The federal initiatives NCLB and RTTT did not alleviate concerns related to literacy but were constructed based on the Commission’s call for reform. Built on neoliberal ideals, NCLB and RTTT created a demand for deregulation and privatization in the education sector, negating the Commissions call for reframing and revitalizing curriculum to engage students’ interest across subjects, which would have been plausible under community control that was causal during the 1968 strike. During the ensuing decades, policies have not been established to ensure that quality and qualitative educations would be undergirded by access to content and interdisciplinary study, or that students in lower socioeconomic and minority communities, would have access to pedagogical practices that support their growth. Instead, with a goal of increasing student achievement, standardization has ushered in an era of choice bolstered by an argument that traditional public schools have failed to evidence student achievement, paving the way for neoliberals to support and encourage the growth of charter networks.

Standardized accountability measures have produced classroom methodologies that have become increasingly more stringent since their inception in 1965 under The Elementary and Secondary Education Act (“ESEA”), and with each new Iteration. In 1991-1992 the Department of Education supported national standards that included a broad range of subjects including history, civics, economics, the arts, geography and foreign languages. It is regrettable that Lynne Cheney, the sitting Chairperson of the National Endowment for the Humanities, voiced concerns that caused a national political firestorm and backlash in the fall of 1994, claiming “history standards that had not yet been released were politically biased so that the call for national standards covering broad subject areas was defeated in 1995” (Ravitch, The Death and Life of the Great American School System 16, 20). Not only did these events undermine efforts to teach history from a social perspective inclusive of race, class, and gender, but they occurred simultaneously to the development of charter schools. Events of 1994 reflect concerns in education today, as it was the year that “Congress established a program to award federal dollars to spur the development of charter schools” (Ravitch, The Death and Life of the Great American School System 125), effectively supporting the growth of public/private networks.

The Goals 2000 Educate America Act which passed in 1994 provided federal funding to states to write their own standards, to improve school quality.

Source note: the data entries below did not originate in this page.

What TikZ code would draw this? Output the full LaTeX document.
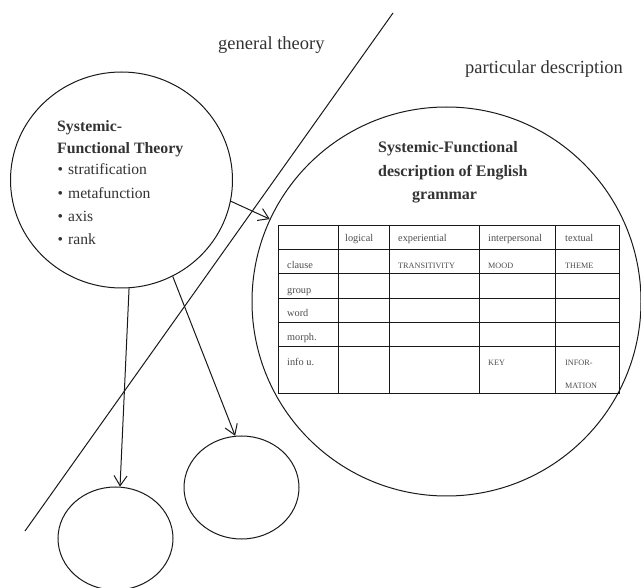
\documentclass[tikz,border=0pt]{standalone}
\usepackage{fontspec}
\setmainfont{Liberation Serif}
\usetikzlibrary{shapes.geometric,arrows.meta}
\begin{document}
\begin{tikzpicture}[x=1pt,y=-1pt,
  ln/.style={line width=1pt, draw=black!90},
  arr/.style={ln, -{Straight Barb[length=10pt,width=13pt,line width=1pt]}},
  oval/.style={ln, ellipse, inner sep=0pt},
  big/.style={font=\fontsize{18.5}{20}\selectfont, text=black!80, inner sep=0pt, anchor=base west},
  ttl/.style={font=\fontsize{15.8}{18}\selectfont\bfseries, text=black!80, inner sep=0pt, anchor=base west},
  itm/.style={font=\fontsize{15.6}{18}\selectfont, text=black!80, inner sep=0pt, anchor=base west},
  cell/.style={font=\fontsize{10.3}{12}\selectfont, text=black!70, inner sep=0pt, anchor=base west},
  capcell/.style={font=\fontsize{8.2}{10}\selectfont, text=black!70, inner sep=0pt, anchor=base west},
]
\useasboundingbox (0,0) rectangle (641,588);

% dividing line
\coordinate (lineA) at (25,531);
\coordinate (lineB) at (393,13);
\draw[ln] (lineA) -- (lineB);

\node[big] (gen) at (218,50) {general theory};
\node[big] (par) at (465,74) {particular description};

% circles
\node[oval, minimum width=222pt, minimum height=216pt] (L) at (121.5,180) {};
\node[oval, minimum width=389pt, minimum height=389pt] (D) at (446.5,301.5) {};
\node[oval, minimum width=115pt, minimum height=103pt] (B1) at (115.5,538.5) {};
\node[oval, minimum width=115pt, minimum height=103pt] (B2) at (241.5,487.5) {};

% left circle text
\node[ttl] (t1) at (57,131.5) {Systemic-};
\node[ttl] (t2) at (57,154) {Functional Theory};
\node[itm] (i1) at (57.5,175) {\textbullet\hspace{5pt}stratification};
\node[itm] (i2) at (57.5,198.5) {\textbullet\hspace{5pt}metafunction};
\node[itm] (i3) at (57.5,222) {\textbullet\hspace{5pt}axis};
\node[itm] (i4) at (57.5,245) {\textbullet\hspace{5pt}rank};

% big circle title
\node[ttl, font=\fontsize{16}{18}\selectfont\bfseries] (d1) at (378,153) {Systemic-Functional};
\node[ttl, font=\fontsize{16}{18}\selectfont\bfseries] (d2) at (378,177) {description of English};
\node[ttl, font=\fontsize{16}{18}\selectfont\bfseries] (d3) at (412,200) {grammar};

% table
\draw[ln] (278,226) rectangle (619.3,394);
\foreach \xx in {338.3,389.3,479.3,555.3} \draw[ln] (\xx,226) -- (\xx,394);
\foreach \yy in {250,274,298.3,322.3,346.7} \draw[ln] (278,\yy) -- (619.3,\yy);

\node[cell] at (345,242) {logical};
\node[cell] at (398,242) {experiential};
\node[cell] at (488,242) {interpersonal};
\node[cell] at (565,242) {textual};
\node[cell] at (287,269) {clause};
\node[cell] at (287,293.5) {group};
\node[cell] at (287,317) {word};
\node[cell] at (287,341) {morph.};
\node[cell] at (287,366) {info u.};
\node[capcell] at (398,269) {TRANSITIVITY};
\node[capcell] at (488,269) {MOOD};
\node[capcell] at (565,269) {THEME};
\node[capcell] at (488,366) {KEY};
\node[capcell] at (565,366) {INFOR-};
\node[capcell] at (565,389) {MATION};

% arrows
\draw[arr] (L.-86) -- (B1.85);
\draw[arr] (L.-62) -- (B2.97);
\draw[arr] (L.-11) -- (D.155);
\end{tikzpicture}
\end{document}
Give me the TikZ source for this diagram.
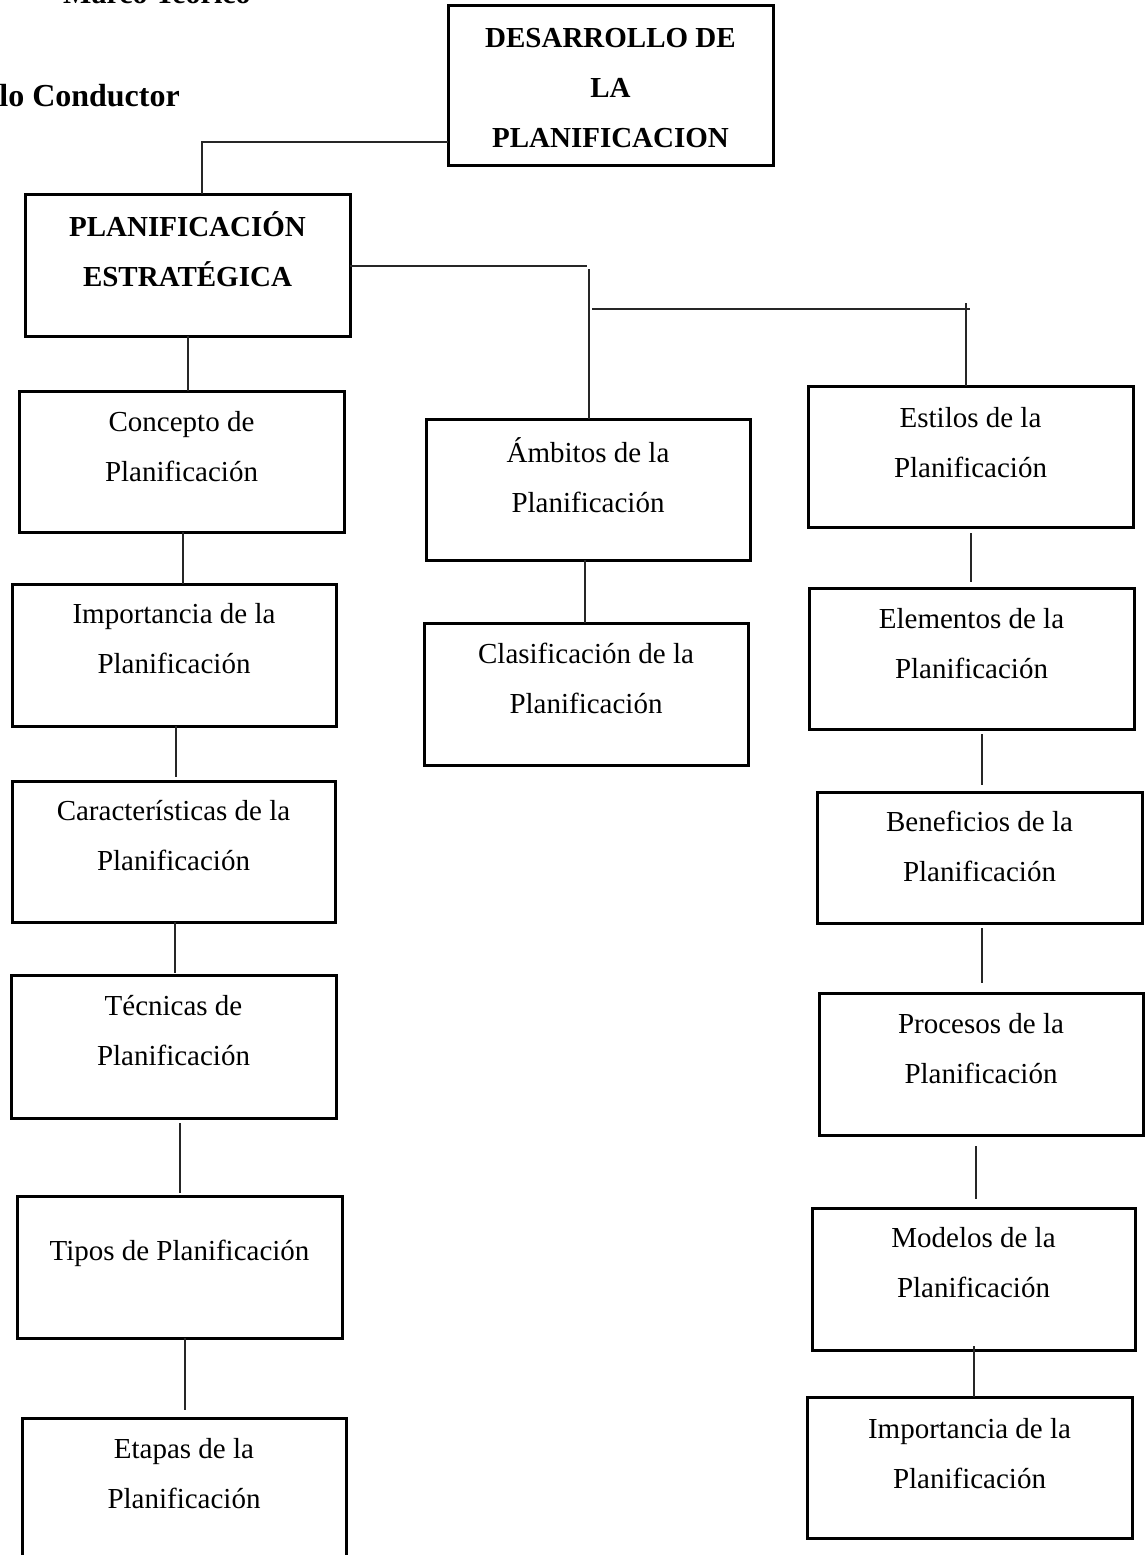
\documentclass[tikz,border=0pt]{standalone}
\usepackage{fontspec}
\setmainfont{Liberation Serif}

% box with its text block: name, x1, y1, x2, y2, text, drop of the text from the top edge
\newcommand{\caja}[7]{%
  \node[caja, minimum width={(#4-#2)*1pt}, minimum height={(#5-#3)*1pt}] (#1) at (#2,#3) {};
  \node[texto] (#1t) at ([yshift=-#7pt]#1.north) {\rule{0pt}{22pt}#6};
}

\begin{document}
\begin{tikzpicture}[x=1pt,y=-1pt,
  caja/.style={draw, line width=3pt, inner sep=0pt, outer sep=0pt, anchor=north west},
  texto/.style={anchor=north, align=center, inner sep=0pt, font=\fontsize{29}{50}\selectfont},
  titulo/.style={inner sep=0pt, font=\fontsize{30}{50}\selectfont\bfseries},
  linea/.style={line width=1.3pt, draw=black!85}]
\useasboundingbox (0,0) rectangle (1146,1555);

% headings
\node[titulo, anchor=base west] (marco) at (63,4) {Marco Teórico};
\node[titulo, anchor=base east, font=\fontsize{32}{50}\selectfont\bfseries] (hilo) at (180,106) {Hilo Conductor};

% top of the tree
\caja{des}{448}{6}{773}{165}{\bfseries DESARROLLO DE\\ \bfseries LA\\ \bfseries PLANIFICACION}{19}
\caja{pe}{25}{194}{350}{336}{\bfseries PLANIFICACIÓN\\ \bfseries ESTRATÉGICA}{17}

% left column
\caja{con}{19}{391}{344}{532}{Concepto de\\Planificación}{18}
\caja{imp}{12}{584}{336}{726}{Importancia de la\\Planificación}{17}
\caja{car}{12}{781}{335}{922}{Características de la\\Planificación}{17}
\caja{tec}{11}{975}{336}{1118}{Técnicas de\\Planificación}{18}
\caja{tip}{17}{1196}{342}{1338}{Tipos de Planificación}{42}
\caja{eta}{22}{1418}{346}{1600}{Etapas de la\\Planificación}{18}

% middle column
\caja{amb}{426}{419}{750}{560}{Ámbitos de la\\Planificación}{18}
\caja{cla}{424}{623}{748}{765}{Clasificación de la\\Planificación}{18}

% right column
\caja{est}{808}{386}{1133}{527}{Estilos de la\\Planificación}{19}
\caja{ele}{809}{588}{1134}{729}{Elementos de la\\Planificación}{18}
\caja{ben}{817}{792}{1142}{923}{Beneficios de la\\Planificación}{17}
\caja{pro}{819}{993}{1143}{1135}{Procesos de la\\Planificación}{18}
\caja{mod}{812}{1208}{1135}{1350}{Modelos de la\\Planificación}{17}
\caja{imr}{807}{1397}{1132}{1538}{Importancia de la\\Planificación}{19}

% branch points
\coordinate (r1) at (587,266);
\coordinate (r2) at (589,269);
\coordinate (r3) at (592,309);
\coordinate (r4) at (970,309);
\coordinate (r5) at (966,303);

% connectors
\draw[linea] (des.west |- 0,142) -- (202,142) -- (202,0 |- pe.north);
\draw[linea] (pe.east |- 0,266) -- (r1);
\draw[linea] (r2) -- (589,0 |- amb.north);
\draw[linea] (r3) -- (r4);
\draw[linea] (r5) -- (966,0 |- est.north);

\draw[linea] (188,0 |- pe.south) -- (188,0 |- con.north);
\draw[linea] (183,0 |- con.south) -- (183,0 |- imp.north);
\draw[linea, shorten >=4pt] (176,0 |- imp.south) -- (176,0 |- car.north);
\draw[linea, shorten >=2pt] (175,0 |- car.south) -- (175,0 |- tec.north);
\draw[linea, shorten <=5pt, shorten >=3pt] (180,0 |- tec.south) -- (180,0 |- tip.north);
\draw[linea, shorten >=8pt] (185,0 |- tip.south) -- (185,0 |- eta.north);

\draw[linea] (585,0 |- amb.south) -- (585,0 |- cla.north);

\draw[linea, shorten <=6pt, shorten >=6pt] (971,0 |- est.south) -- (971,0 |- ele.north);
\draw[linea, shorten <=5pt, shorten >=7pt] (982,0 |- ele.south) -- (982,0 |- ben.north);
\draw[linea, shorten <=5pt, shorten >=10pt] (982,0 |- ben.south) -- (982,0 |- pro.north);
\draw[linea, shorten <=11pt, shorten >=9pt] (976,0 |- pro.south) -- (976,0 |- mod.north);
\draw[linea] (974,1346) -- (974,0 |- imr.north);
\end{tikzpicture}
\end{document}
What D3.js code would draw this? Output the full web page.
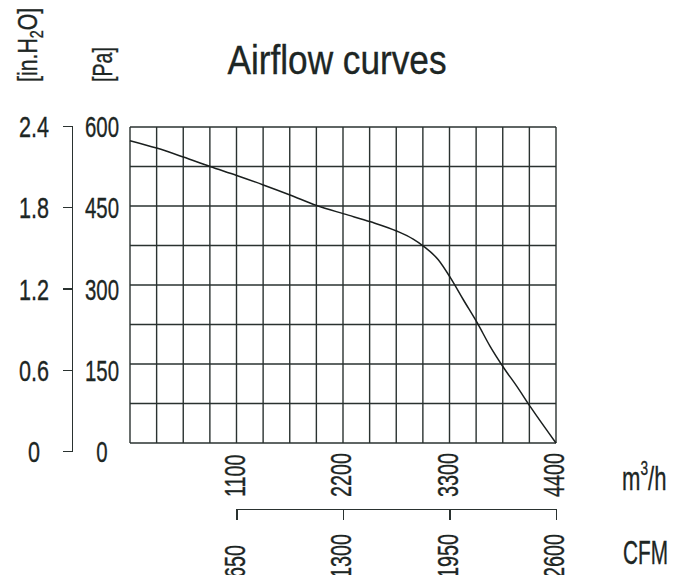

This initiative, like its successors NCLB (2002), emphasized accountability and school choice under an objective of 100% proficiency. RTTT (2009) posited a more stringent goal, that “the U.S. would be the world leader by 2020 in the production of college graduates,” introducing competition amongst states for federal funds as well as the Common Core State Standards. These initiatives utilized the Commission’s recommendations in their formation which stemmed out of its insistence on uniform curricular standards across the Nation’s high schools based on its view that public high schools had failed. Although A Nation at Risk did not propose privatization and charter schools, it gave credence to and fueled the future standardization initiatives of NCLB, RTTT and CCSS, because their objectives were largely based on student achievement and were constructed so that the original intent of the defeated 1995 National Standards have not been met, making the absence of content a salient issue affecting how students experience education today. Given this climate of targeted high proficiency, administrators structured classroom practices to meet the demands of NCLB even though the temerity of the 100% goal was unequally hinged to weak curriculum structures. The high stakes nature of testing that was introduced into education under NCLB contributed to levels of stress in classrooms that worked against student proficiency and overemphasized preparation for test taking rather than contextual learning. NCLB essentially began the era of school deregulation that made it possible for reformers, privatizers, and entrepreneurs to reap monetary benefits through “the formation of education companies” (Schneider 21), producing an ideal of school choice into mainstream education that challenged traditional district schools through competition. Perceived as failing, under-resourced traditional schools have become hard pressed to compete with charter schools who are sometimes well funded through private entities. The fact that some charter schools do not outperform traditional public schools on standardized tests, makes it reasonable to argue that although they may be better resourced, their students may also not gain educational equity or intellectual property.

By the time RTTT was introduced in 2009, schools had already become indoctrinated with cultures of high stakes accountability testing and were ripe for reformers, privatizers and entrepreneurs to substantially change the landscape of education. RTTT became the first initiative to distance financial equity away from states although financial support continued to be received through city, state, and Title I funding. States competed for federal aid to win stimulus dollars and governors were in the undesirable position of having to commit to meeting specific criteria that included implementing into citywide district schools the as of yet unstructured Common Core State Standards (“CCSS”). This initiative posits that punitive measures would affect educators and students alike, as curricular narrowing, tracking, teacher firings and the closing of schools became normative, paving the way for school choice. These imperatives cemented standardized learning as high stakes because they were not created to contribute to students’ literacy, but rather to situate students and educators in data driven testing environments that claimed to prepare students for college and career readiness. RTTT did not reframe undesirable aspects of NCLB and like its predecessor, did not support curriculum building or autonomy for educators’ pedagogical practices. Instead, RTTT exacerbated high stakes methodologies in classrooms. The punitive requirements of measuring student progress based on reading and math achievement scores, separated students from experiencing opportunities to absorb knowledge through access to content across subjects, and diminished opportunities for students to explore their natural capacities for curiosity and reflection of text that is the hallmark of critical thinking needed to absorb knowledge on deep levels. This paper advocates for the construction of learning experiences that protect students’ acquisition of literacy and their education equity, regardless of socioeconomic status or location. Accessibility to content without time restraints must become normative for the success of all students. To achieve this, it is necessary to reframe students’ classroom experiences through introducing constructivist and purposeful approaches to learning that include openness and collaboration in trust filled circular relationships between students and with their teachers.